It is my experiences that make who I am, logically I know
For there to be a genuine magic, somewhere, I wish
I have a strange glimmer of hope, to bring that sparkle and magic closer to me
To revel in something greater than myself, my existence, my geographic location
Just once
I wait
And I worry
And I worry and wait
I don't think she would be proud of this, the moon,
I think she communicates with me, when I need it, when I believe it
I used to talk to spirits through my window as a child
I believed it was real, simply because I believed
There wasn't any crystal clear truth, I simply felt it
The moon brings me through the same window now
Her craters, and dips, her waning and waxing
How I have so many desires to be with her, so far away
Some nights I try to rise above all of these emotions, but my worries bring me back to Earth
A virus right now is spreading, killing many it encounters
If I believed in the power of God as strongly as I want to, maybe I'd feel some comfort or safety.
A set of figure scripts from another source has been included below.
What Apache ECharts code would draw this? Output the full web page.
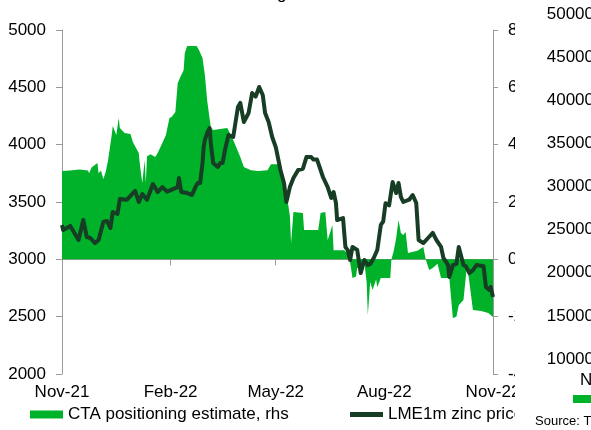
<!DOCTYPE html>
<html><head><meta charset="utf-8">
<script src="https://cdn.jsdelivr.net/npm/echarts@6/dist/echarts.min.js"></script>
<style>html,body{margin:0;padding:0;background:#fff}#c{width:591px;height:430px}</style>
</head><body><div id="c"></div>
<script>
// x values are days since 1 Nov 2021
const xTickDays = [0, 92, 181, 273, 365];
const xTickLabels = ['Nov-21', 'Feb-22', 'May-22', 'Aug-22', 'Nov-22'];
const leftTicks = [2000, 5000, 500];
const rightTicks = [-4, 8, 2];
const secondChartTicks = [10000, 50000, 5000];

const ctaName = 'CTA positioning estimate, rhs';
const ctaDays = [0,7,15,22,23,25,30,31,33,35,37,39,42,43,46,48,49,53,58,60,65,66,68,70,71,72,75,79,81,85,88,91,93,96,98,101,103,104,106,111,114,116,119,121,123,126,128,134,140,145,151,154,160,166,174,177,183,187,191,193,194,196,204,205,217,219,223,225,229,230,239,243,244,246,249,250,253,256,258,259,261,263,266,267,270,278,279,281,283,285,287,289,291,293,301,306,308,311,314,318,321,328,331,334,336,340,343,345,348,355,361,365];
const ctaValues = [3.08,3.1,3.13,3.1,3.0,3.2,3.36,3.0,3.1,2.8,3.05,3.46,4.3,4.65,4.34,4.93,4.58,4.41,4.37,4.09,3.71,3.29,2.66,3.46,2.66,3.6,3.67,3.57,3.71,4.06,4.34,4.93,4.97,5.14,6.15,6.43,6.6,7.2,7.44,7.44,7.44,7.3,7.02,6.43,5.52,4.61,4.51,4.55,4.58,4.16,3.57,3.22,3.11,3.08,3.11,3.32,3.32,3.01,2.07,1.5,0.57,1.65,1.62,1.02,1.02,1.62,1.65,0.67,1.2,0.32,0.32,0.15,-0.1,-0.65,-0.6,-0.3,-0.3,-0.1,-0.79,-1.94,-0.79,-1.07,-0.7,-0.97,-0.65,-0.65,0,0.3,0.74,1.37,0.92,0.85,0.95,0.22,0.3,0.43,0,-0.37,-0.3,-0.15,-0.65,-0.65,-2.05,-2.0,-1.6,-1.42,-0.2,-0.8,-1.77,-1.8,-1.87,-2.01];

const zincName = 'LME1m zinc price';
const zincDays = [0,1,7,14,18,21,24,28,31,35,38,41,43,47,49,55,62,65,68,72,77,81,85,89,98,99,101,106,110,113,115,117,119,120,121,123,125,126,128,132,134,136,138,141,145,149,151,154,158,161,164,167,170,172,175,178,181,185,188,190,193,196,200,204,207,211,213,216,221,225,228,230,232,233,238,240,242,244,246,250,253,256,259,261,264,267,270,272,274,277,280,283,285,287,289,294,297,300,302,306,310,314,317,321,323,327,328,331,334,336,340,342,345,348,351,357,359,362,363,365];
const zincValues = [3299,3256,3291,3169,3343,3195,3186,3142,3169,3326,3335,3273,3413,3396,3526,3520,3596,3500,3570,3520,3657,3587,3630,3590,3630,3709,3587,3578,3561,3630,3666,3666,3840,3980,4041,4102,4145,4015,3840,3805,3840,3840,3953,4084,4067,4328,4364,4198,4276,4450,4420,4503,4433,4276,4198,4067,3980,3779,3666,3500,3630,3709,3779,3790,3892,3892,3870,3870,3718,3630,3535,3587,3491,3343,3360,3108,3080,2994,3108,3081,2880,2994,2950,2960,3012,3081,3300,3330,3490,3470,3674,3578,3666,3544,3500,3520,3561,3491,3169,3142,3186,3230,3169,3108,3012,2950,2846,2950,2960,3108,2950,2940,2880,2906,2950,2940,2759,2733,2759,2672];

const FONT = 'Liberation Sans, Arial, sans-serif';
const GREEN = '#00b22a';
const DARK = '#173d25';
const AXIS = '#9a9a9a';

const chart = echarts.init(document.getElementById('c'), null, {renderer: 'canvas'});
const pairs = (xs, ys) => xs.map((x, i) => [x, ys[i]]);
const plain = v => String(v);

chart.setOption({
  animation: false,
  backgroundColor: '#fff',
  textStyle: {fontFamily: FONT},
  grid: [
    {left: 62, right: 98, top: 30, bottom: 56},
    {left: 600, width: 100, top: 14, bottom: 71}
  ],
  xAxis: [
    {
      type: 'value', gridIndex: 0, min: 0, max: 365,
      axisLine: {show: true, lineStyle: {color: AXIS, width: 1}},
      axisTick: {show: true, length: 6, lineStyle: {color: AXIS}, customValues: xTickDays},
      axisLabel: {
        show: true, customValues: xTickDays, margin: 10,
        fontSize: 17, color: '#000', fontFamily: FONT,
        formatter: v => xTickLabels[xTickDays.indexOf(v)] || ''
      },
      splitLine: {show: false}
    },
    {type: 'value', gridIndex: 1, min: 0, max: 1, show: false}
  ],
  yAxis: [
    {
      type: 'value', gridIndex: 0, position: 'left',
      min: leftTicks[0], max: leftTicks[1], interval: leftTicks[2],
      axisLine: {show: true, lineStyle: {color: AXIS}},
      axisTick: {show: true, length: 6, lineStyle: {color: AXIS}},
      axisLabel: {fontSize: 17, color: '#000', margin: 16, fontFamily: FONT, formatter: plain},
      splitLine: {show: false}
    },
    {
      type: 'value', gridIndex: 0, position: 'right',
      min: rightTicks[0], max: rightTicks[1], interval: rightTicks[2],
      axisLine: {show: true, lineStyle: {color: AXIS}},
      axisTick: {show: true, length: 5, lineStyle: {color: AXIS}},
      axisLabel: {fontSize: 17, color: '#000', margin: 15, fontFamily: FONT, formatter: plain},
      splitLine: {show: false}
    },
    {
      type: 'value', gridIndex: 1, position: 'left', z: 200,
      min: secondChartTicks[0], max: secondChartTicks[1], interval: secondChartTicks[2],
      axisLine: {show: false}, axisTick: {show: false},
      axisLabel: {fontSize: 17, color: '#000', margin: 6, fontFamily: FONT, formatter: plain},
      splitLine: {show: false}
    }
  ],
  legend: [
    {
      data: [ctaName], left: 30, top: 406, padding: 0, selectedMode: false,
      icon: 'rect', itemWidth: 33, itemHeight: 8,
      textStyle: {fontSize: 17, color: '#000', fontFamily: FONT}
    },
    {
      data: [zincName], left: 350, top: 406, padding: 0, selectedMode: false,
      icon: 'rect', itemWidth: 33, itemHeight: 5,
      textStyle: {fontSize: 17, color: '#000', fontFamily: FONT}
    }
  ],
  graphic: [
    {type: 'rect', left: 515, top: 0, z: 100, shape: {width: 80, height: 430}, style: {fill: '#fff'}},
    {type: 'text', x: 277, y: -14, z: 101, style: {text: 'g', font: '17px ' + FONT, fill: '#000'}},
    {type: 'text', x: 580, y: 372, z: 101, style: {text: 'Nov-21', font: '17px ' + FONT, fill: '#000'}},
    {type: 'rect', x: 573, y: 395, z: 101, shape: {width: 30, height: 8}, style: {fill: GREEN}},
    {type: 'text', x: 535, y: 415, z: 101, style: {text: 'Source: T', font: '13px ' + FONT, fill: '#000'}}
  ],
  series: [
    {
      name: ctaName, type: 'line', xAxisIndex: 0, yAxisIndex: 1,
      data: pairs(ctaDays, ctaValues),
      showSymbol: false, symbol: 'none', color: GREEN,
      lineStyle: {width: 0, opacity: 0},
      areaStyle: {color: GREEN, opacity: 1, origin: 0},
      z: 2
    },
    {
      name: zincName, type: 'line', xAxisIndex: 0, yAxisIndex: 0,
      data: pairs(zincDays, zincValues),
      showSymbol: false, symbol: 'none', color: DARK,
      lineStyle: {width: 4, color: DARK, join: 'round'},
      z: 3
    }
  ]
});
</script>
</body></html>
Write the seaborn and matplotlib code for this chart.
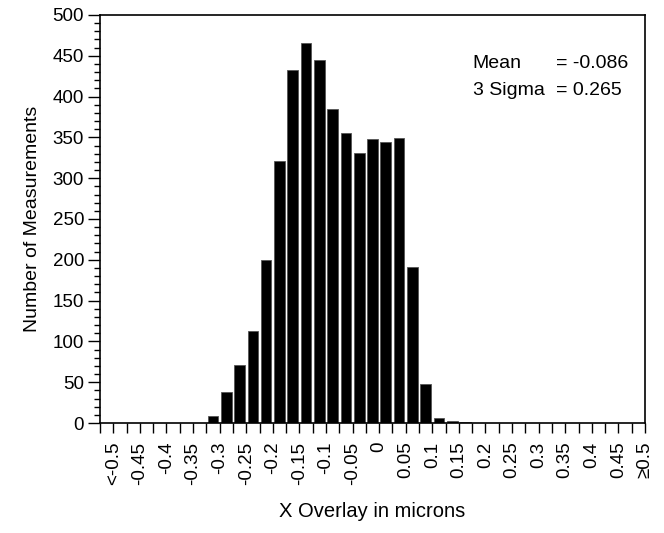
import numpy as np
import pandas as pd
import matplotlib
matplotlib.use("Agg")
import matplotlib.pyplot as plt
from matplotlib.ticker import MultipleLocator, FixedLocator
import seaborn as sns

# ---- data ----
tick_labels = ["<-0.5", "-0.45", "-0.4", "-0.35", "-0.3", "-0.25", "-0.2", "-0.15",
               "-0.1", "-0.05", "0", "0.05", "0.1", "0.15", "0.2", "0.25", "0.3",
               "0.35", "0.4", "0.45", "\u22650.5"]
bin_left = [-0.525, -0.5, -0.475, -0.45, -0.425, -0.4, -0.375, -0.35, -0.325, -0.3,
            -0.275, -0.25, -0.225, -0.2, -0.175, -0.15, -0.125, -0.1, -0.075, -0.05,
            -0.025, 0.0, 0.025, 0.05, 0.075, 0.1, 0.125, 0.15, 0.175, 0.2, 0.225,
            0.25, 0.275, 0.3, 0.325, 0.35, 0.375, 0.4, 0.425, 0.45, 0.475]
counts = [0, 0, 0, 0, 0, 0, 0, 0, 8, 38, 71, 113, 200, 321, 432, 466, 445, 385,
          355, 331, 348, 344, 349, 191, 48, 6, 3, 1, 0, 0, 0, 0, 0, 0, 0, 0, 0,
          0, 0, 0, 0]
stats_names = ["Mean", "3 Sigma"]
stats_values = ["= -0.086", "= 0.265"]

bin_width = 0.025
df = pd.DataFrame({"x": np.array(bin_left) + bin_width / 2, "n": counts})
edges = list(bin_left) + [bin_left[-1] + bin_width]

sns.set_style("ticks")
plt.rcParams["font.family"] = ["Liberation Sans", "DejaVu Sans"]
plt.rcParams["text.color"] = "black"
plt.rcParams["axes.labelcolor"] = "black"
plt.rcParams["xtick.color"] = "black"
plt.rcParams["ytick.color"] = "black"

fig = plt.figure(figsize=(6.64, 5.33), dpi=100)
ax = fig.add_axes([100 / 664, 1 - 423 / 533, 545 / 664, 408 / 533])

sns.histplot(data=df, x="x", weights="n", bins=edges, shrink=0.8,
             color="black", edgecolor="#555555", linewidth=0.6, alpha=1, ax=ax)

ax.set_xlim(edges[0], edges[-1])
ax.set_ylim(0, 500)

# x ticks: every bin edge, labels on every other one
ax.xaxis.set_major_locator(FixedLocator(edges))
xt_labels = []
for i in range(len(edges)):
    xt_labels.append(tick_labels[i // 2] if i % 2 == 1 else "")
ax.set_xticklabels(xt_labels, rotation=90, fontsize=13.5, color="black")
ax.tick_params(axis="x", which="major", length=7.5, width=1, pad=6, direction="out",
               color="black", labelcolor="black")

ax.yaxis.set_major_locator(MultipleLocator(50))
ax.yaxis.set_minor_locator(MultipleLocator(10))
ax.tick_params(axis="y", which="major", length=8.5, width=1, pad=3, labelsize=13.5,
               color="black", labelcolor="black")
ax.tick_params(axis="y", which="minor", length=4, width=1, color="black")

for s in ax.spines.values():
    s.set_visible(True)
    s.set_color("black")
    s.set_linewidth(1.2)

ax.set_xlabel("X Overlay in microns", fontsize=14.5, labelpad=12, color="black")
ax.set_ylabel("Number of Measurements", fontsize=14, labelpad=8, color="black")

ys = [0.882, 0.816]
for name, val, y in zip(stats_names, stats_values, ys):
    ax.text(0.684, y, name, transform=ax.transAxes, fontsize=14, va="center",
            ha="left", color="black")
    ax.text(0.836, y, val, transform=ax.transAxes, fontsize=14, va="center",
            ha="left", color="black")

fig.savefig("out.png", dpi=100)
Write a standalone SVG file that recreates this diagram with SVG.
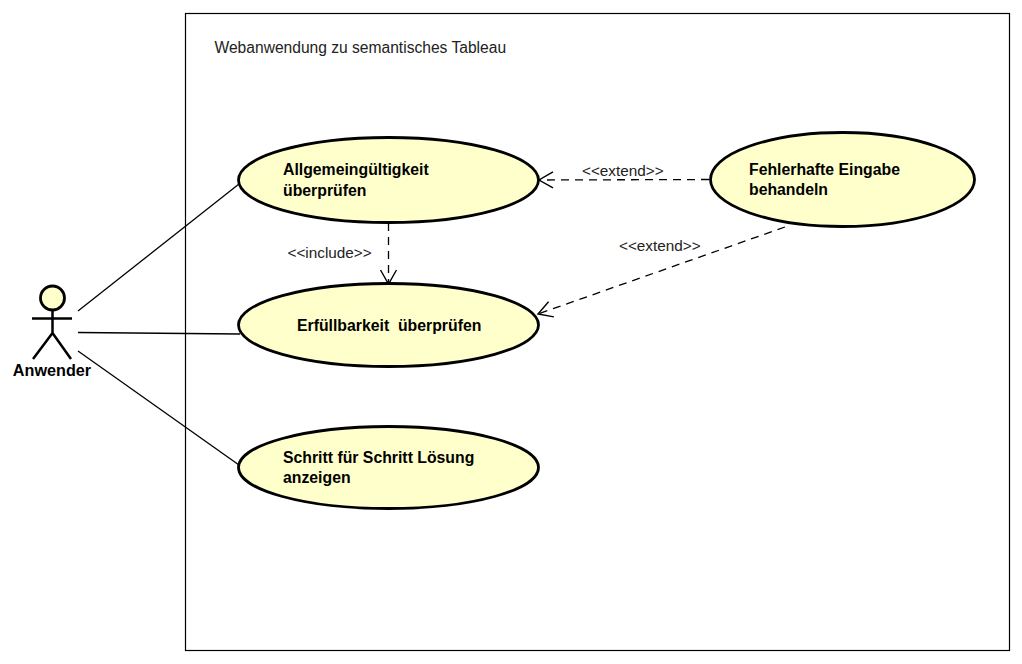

I'm open to anything, let that be known
I used to worry about my appearance so much, but I know see my actions will speak louder than my beauty
I am a lover, deep down, I crave it, I've let love absolutely destroy me, I've banked on it, I've thought about it, I've needed it, I've had it, I've lost it, let it go, destroyed it
And I've waited for it
Now, these relationships have a hazy linen over them, I can retrieve them with pictures and heavy introspection, but some part of me doesn't enjoy going back
How do I move forward each day with the thoughts of yesterday with me
And how do I do so without the thoughts of yesterday
I try not to be greedy, I try to give, I try to do what is right, and if I do what is wrong, I learn.
There aren't many mistakes I can make with my existence, I'm curious every day
I love someone around me every day
Romantically, I wish I was allowed to be close to those I want
But for now staying home is what is recommended, what's best
I miss going out, I miss getting tipsy at bars, I miss my skinny girl friends, I miss my best friends Angell and Grace, I miss driving to my dietitian and having two hours alone in my car every week...every other week
I miss seeing my therapist and my favorite teachers, I miss having reasons to create, I miss nannying, my job, and art museums in the city
I miss visiting E+an and his house in the city, I miss not being isolated
And the moon, she reminds me that all of those things aren't so far from me, because somehow she is, and yet she is right outside my bedroom window.
She is covered by clouds, and the dark midnight sky, but she is there, and she speaks a perspective I desperately seek, and I am grateful. And I do not live in fear.